::: Supplied records

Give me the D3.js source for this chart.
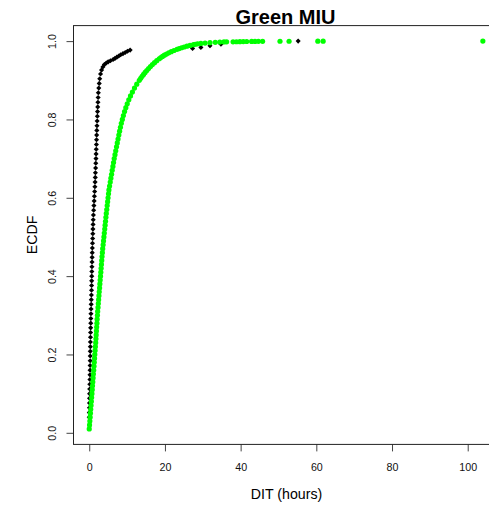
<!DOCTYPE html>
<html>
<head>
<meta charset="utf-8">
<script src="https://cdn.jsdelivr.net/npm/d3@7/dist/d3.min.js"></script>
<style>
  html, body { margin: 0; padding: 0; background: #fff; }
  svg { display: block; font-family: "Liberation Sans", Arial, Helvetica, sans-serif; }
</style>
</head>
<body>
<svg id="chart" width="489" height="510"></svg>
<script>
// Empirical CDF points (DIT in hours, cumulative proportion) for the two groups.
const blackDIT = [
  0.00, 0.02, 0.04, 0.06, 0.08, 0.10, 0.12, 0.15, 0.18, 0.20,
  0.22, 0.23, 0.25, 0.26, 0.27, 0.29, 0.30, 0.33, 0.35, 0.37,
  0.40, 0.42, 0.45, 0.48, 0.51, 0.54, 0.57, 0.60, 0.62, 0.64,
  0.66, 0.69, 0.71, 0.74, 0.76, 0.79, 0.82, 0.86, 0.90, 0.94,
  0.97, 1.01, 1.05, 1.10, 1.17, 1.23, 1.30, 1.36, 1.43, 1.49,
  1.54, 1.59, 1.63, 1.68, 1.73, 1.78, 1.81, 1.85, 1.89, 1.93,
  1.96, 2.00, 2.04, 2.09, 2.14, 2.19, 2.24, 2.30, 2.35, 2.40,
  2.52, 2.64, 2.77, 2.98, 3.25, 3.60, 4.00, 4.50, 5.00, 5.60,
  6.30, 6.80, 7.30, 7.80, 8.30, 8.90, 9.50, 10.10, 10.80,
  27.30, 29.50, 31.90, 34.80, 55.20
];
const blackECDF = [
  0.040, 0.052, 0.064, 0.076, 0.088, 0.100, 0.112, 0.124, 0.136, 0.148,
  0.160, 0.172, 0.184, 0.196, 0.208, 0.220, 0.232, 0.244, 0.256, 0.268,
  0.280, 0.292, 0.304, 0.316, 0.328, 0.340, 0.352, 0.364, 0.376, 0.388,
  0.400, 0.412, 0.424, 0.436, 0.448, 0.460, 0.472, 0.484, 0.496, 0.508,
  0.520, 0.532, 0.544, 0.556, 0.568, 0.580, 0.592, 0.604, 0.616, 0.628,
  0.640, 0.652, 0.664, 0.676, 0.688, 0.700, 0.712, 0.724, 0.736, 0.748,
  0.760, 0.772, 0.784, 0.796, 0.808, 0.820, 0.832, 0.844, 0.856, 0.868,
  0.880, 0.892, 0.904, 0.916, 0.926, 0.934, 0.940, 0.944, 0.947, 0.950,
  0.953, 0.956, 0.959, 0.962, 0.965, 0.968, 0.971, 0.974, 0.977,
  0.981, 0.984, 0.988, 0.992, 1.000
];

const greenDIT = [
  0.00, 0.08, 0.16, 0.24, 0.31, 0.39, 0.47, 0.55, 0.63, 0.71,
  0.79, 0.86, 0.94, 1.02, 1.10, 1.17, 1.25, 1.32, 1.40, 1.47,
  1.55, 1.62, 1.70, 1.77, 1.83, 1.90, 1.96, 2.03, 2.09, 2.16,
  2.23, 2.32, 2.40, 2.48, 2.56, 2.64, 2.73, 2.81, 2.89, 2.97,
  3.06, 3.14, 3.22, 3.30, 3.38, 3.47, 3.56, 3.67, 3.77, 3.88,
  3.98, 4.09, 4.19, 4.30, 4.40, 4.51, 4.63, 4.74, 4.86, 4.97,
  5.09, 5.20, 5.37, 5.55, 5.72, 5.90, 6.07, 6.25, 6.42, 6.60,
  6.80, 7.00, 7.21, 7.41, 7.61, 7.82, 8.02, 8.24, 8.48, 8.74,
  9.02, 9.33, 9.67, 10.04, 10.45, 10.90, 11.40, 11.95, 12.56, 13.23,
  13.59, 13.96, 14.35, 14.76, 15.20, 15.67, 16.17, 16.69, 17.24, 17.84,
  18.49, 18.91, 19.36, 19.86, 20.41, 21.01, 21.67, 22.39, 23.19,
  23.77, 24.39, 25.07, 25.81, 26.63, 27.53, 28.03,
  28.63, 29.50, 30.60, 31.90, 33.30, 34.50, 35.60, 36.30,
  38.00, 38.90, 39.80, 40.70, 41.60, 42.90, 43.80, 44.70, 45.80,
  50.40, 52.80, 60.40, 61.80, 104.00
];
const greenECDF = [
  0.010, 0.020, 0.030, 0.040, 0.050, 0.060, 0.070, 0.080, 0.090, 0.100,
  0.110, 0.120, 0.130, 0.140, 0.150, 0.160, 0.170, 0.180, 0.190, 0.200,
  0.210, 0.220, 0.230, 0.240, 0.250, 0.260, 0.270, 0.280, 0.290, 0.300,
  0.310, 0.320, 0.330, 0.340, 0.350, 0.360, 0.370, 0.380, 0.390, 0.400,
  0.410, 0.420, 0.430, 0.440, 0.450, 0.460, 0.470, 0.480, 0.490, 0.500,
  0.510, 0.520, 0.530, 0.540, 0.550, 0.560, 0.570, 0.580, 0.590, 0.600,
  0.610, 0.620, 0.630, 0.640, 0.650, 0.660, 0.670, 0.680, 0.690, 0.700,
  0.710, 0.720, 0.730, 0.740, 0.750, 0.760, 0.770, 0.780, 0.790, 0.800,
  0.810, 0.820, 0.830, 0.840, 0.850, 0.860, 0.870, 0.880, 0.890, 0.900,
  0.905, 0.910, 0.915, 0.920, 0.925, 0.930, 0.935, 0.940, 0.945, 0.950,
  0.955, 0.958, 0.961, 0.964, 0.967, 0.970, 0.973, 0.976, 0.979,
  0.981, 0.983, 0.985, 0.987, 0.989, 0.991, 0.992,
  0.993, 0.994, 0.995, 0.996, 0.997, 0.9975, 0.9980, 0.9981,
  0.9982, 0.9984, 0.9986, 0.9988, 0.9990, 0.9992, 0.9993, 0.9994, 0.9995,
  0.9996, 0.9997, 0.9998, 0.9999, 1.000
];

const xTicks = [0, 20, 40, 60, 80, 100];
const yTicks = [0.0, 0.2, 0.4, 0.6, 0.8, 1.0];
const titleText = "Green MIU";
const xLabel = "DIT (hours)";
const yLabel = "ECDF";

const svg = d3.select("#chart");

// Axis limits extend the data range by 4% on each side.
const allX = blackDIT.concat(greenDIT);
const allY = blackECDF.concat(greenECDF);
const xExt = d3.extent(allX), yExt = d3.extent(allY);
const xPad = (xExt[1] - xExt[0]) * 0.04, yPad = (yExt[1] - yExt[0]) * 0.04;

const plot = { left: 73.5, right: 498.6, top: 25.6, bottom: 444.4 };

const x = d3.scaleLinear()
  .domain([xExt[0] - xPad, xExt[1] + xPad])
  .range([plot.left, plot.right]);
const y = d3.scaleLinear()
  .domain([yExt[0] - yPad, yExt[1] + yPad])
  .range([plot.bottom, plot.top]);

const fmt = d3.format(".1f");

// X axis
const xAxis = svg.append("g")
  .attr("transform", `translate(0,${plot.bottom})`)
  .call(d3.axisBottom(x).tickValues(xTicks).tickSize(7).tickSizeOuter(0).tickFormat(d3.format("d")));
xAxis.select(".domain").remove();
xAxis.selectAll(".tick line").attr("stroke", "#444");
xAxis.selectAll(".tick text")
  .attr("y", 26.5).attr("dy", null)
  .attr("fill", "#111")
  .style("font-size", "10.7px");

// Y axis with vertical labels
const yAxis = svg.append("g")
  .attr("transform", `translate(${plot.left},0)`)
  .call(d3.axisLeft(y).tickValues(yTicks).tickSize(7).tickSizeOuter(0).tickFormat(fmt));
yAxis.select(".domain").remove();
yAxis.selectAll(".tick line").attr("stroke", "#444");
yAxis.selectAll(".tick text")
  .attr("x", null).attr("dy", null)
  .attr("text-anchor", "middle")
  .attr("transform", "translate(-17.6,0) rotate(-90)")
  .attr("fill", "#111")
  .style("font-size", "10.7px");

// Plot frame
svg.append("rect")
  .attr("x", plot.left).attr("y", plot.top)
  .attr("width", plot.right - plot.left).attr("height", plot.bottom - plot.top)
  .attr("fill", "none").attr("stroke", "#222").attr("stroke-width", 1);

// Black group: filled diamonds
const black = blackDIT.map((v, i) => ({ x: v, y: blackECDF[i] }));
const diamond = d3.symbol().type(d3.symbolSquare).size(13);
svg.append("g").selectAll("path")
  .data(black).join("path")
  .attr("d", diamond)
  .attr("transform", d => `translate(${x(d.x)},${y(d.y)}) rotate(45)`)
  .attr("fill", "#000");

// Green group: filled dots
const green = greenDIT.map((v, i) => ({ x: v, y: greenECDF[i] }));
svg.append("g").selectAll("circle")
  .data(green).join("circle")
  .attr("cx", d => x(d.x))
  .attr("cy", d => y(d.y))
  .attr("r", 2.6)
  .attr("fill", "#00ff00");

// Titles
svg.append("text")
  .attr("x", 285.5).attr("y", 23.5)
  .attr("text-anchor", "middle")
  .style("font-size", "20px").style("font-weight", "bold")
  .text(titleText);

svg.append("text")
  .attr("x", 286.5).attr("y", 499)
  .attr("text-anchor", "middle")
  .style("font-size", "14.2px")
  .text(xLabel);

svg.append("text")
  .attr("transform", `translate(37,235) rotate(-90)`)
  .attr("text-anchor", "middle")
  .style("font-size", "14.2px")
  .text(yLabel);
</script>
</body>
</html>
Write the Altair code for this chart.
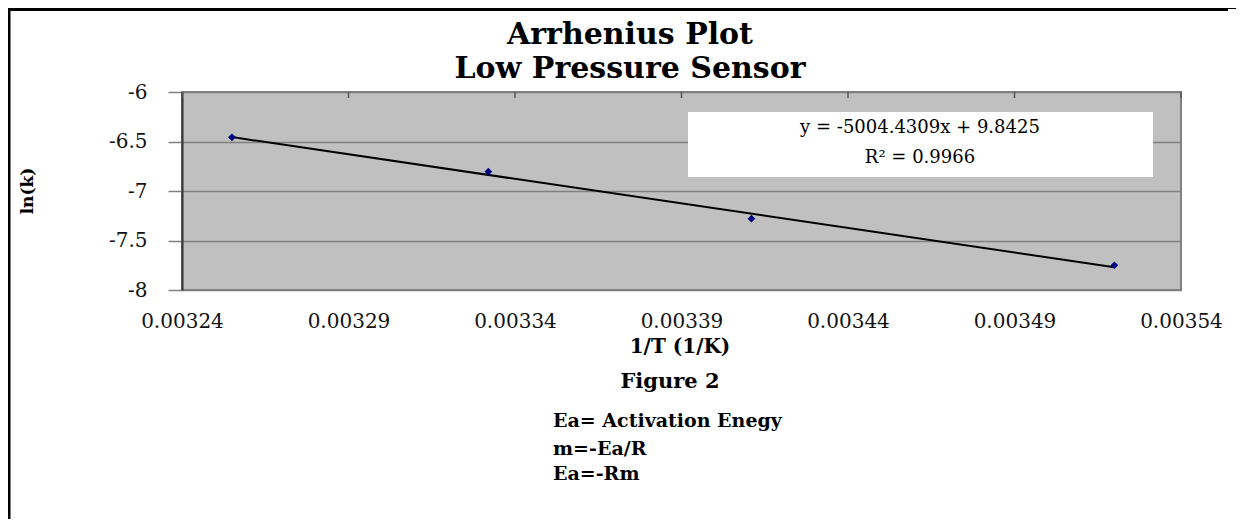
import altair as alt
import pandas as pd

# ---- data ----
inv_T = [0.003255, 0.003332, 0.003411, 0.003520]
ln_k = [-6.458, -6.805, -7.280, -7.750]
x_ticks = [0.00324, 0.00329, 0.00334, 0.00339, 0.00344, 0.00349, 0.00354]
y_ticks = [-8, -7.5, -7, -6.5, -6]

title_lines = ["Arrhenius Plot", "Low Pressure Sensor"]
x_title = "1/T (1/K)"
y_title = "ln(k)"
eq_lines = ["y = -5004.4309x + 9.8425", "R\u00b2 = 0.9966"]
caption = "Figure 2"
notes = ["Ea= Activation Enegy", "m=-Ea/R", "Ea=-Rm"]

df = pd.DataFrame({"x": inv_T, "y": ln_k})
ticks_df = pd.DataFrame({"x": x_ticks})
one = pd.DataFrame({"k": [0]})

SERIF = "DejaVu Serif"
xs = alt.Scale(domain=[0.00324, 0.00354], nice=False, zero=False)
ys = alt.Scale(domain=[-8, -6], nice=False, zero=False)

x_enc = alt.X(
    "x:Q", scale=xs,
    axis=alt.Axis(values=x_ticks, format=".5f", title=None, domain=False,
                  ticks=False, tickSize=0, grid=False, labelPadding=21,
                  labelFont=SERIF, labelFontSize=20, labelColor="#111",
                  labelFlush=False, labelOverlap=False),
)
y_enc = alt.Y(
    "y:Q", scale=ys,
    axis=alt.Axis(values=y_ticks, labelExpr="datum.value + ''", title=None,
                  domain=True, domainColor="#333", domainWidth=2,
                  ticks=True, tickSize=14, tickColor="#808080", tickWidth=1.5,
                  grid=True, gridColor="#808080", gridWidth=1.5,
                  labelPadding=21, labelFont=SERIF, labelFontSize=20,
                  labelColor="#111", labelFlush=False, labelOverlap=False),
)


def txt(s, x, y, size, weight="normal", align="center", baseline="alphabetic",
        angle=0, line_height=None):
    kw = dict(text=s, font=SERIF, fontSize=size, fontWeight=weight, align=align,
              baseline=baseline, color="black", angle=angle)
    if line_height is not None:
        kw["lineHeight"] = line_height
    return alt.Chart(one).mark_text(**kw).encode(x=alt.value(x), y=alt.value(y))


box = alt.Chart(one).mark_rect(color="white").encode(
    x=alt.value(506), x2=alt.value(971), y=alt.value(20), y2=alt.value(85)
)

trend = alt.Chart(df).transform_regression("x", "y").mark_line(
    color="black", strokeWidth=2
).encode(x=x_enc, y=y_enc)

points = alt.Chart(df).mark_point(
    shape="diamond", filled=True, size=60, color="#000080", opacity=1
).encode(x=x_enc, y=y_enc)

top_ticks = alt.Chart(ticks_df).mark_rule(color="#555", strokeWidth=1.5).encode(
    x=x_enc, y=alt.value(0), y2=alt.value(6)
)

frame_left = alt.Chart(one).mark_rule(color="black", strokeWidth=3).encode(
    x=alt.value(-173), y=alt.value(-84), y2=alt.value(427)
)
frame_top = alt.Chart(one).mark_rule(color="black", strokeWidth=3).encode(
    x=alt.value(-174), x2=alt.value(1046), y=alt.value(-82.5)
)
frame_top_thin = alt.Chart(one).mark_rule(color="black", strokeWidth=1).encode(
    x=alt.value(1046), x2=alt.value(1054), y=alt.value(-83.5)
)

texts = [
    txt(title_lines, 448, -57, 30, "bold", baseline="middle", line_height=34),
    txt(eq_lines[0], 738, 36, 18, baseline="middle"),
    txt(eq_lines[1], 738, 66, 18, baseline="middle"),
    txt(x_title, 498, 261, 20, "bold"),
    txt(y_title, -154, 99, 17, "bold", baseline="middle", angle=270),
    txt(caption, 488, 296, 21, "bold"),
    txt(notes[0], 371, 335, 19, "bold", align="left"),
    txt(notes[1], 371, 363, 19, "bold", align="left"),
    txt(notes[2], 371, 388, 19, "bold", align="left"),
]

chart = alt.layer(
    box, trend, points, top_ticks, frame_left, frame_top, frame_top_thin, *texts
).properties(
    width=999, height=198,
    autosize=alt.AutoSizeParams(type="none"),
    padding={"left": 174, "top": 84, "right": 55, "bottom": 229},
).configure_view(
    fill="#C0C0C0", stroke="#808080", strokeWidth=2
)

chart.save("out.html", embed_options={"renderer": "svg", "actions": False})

::::::

■ **Given exercise**
Up in the listing, locate the line with "Write the Altair code for this chart."; print it and every line after it down to the line with "y_ticks = [-8, -7.5, -7, -6.5, -6]", which is included too. Skip the pictures.

■ **Answer to the task**
Write the Altair code for this chart.
import altair as alt
import pandas as pd

# ---- data ----
inv_T = [0.003255, 0.003332, 0.003411, 0.003520]
ln_k = [-6.458, -6.805, -7.280, -7.750]
x_ticks = [0.00324, 0.00329, 0.00334, 0.00339, 0.00344, 0.00349, 0.00354]
y_ticks = [-8, -7.5, -7, -6.5, -6]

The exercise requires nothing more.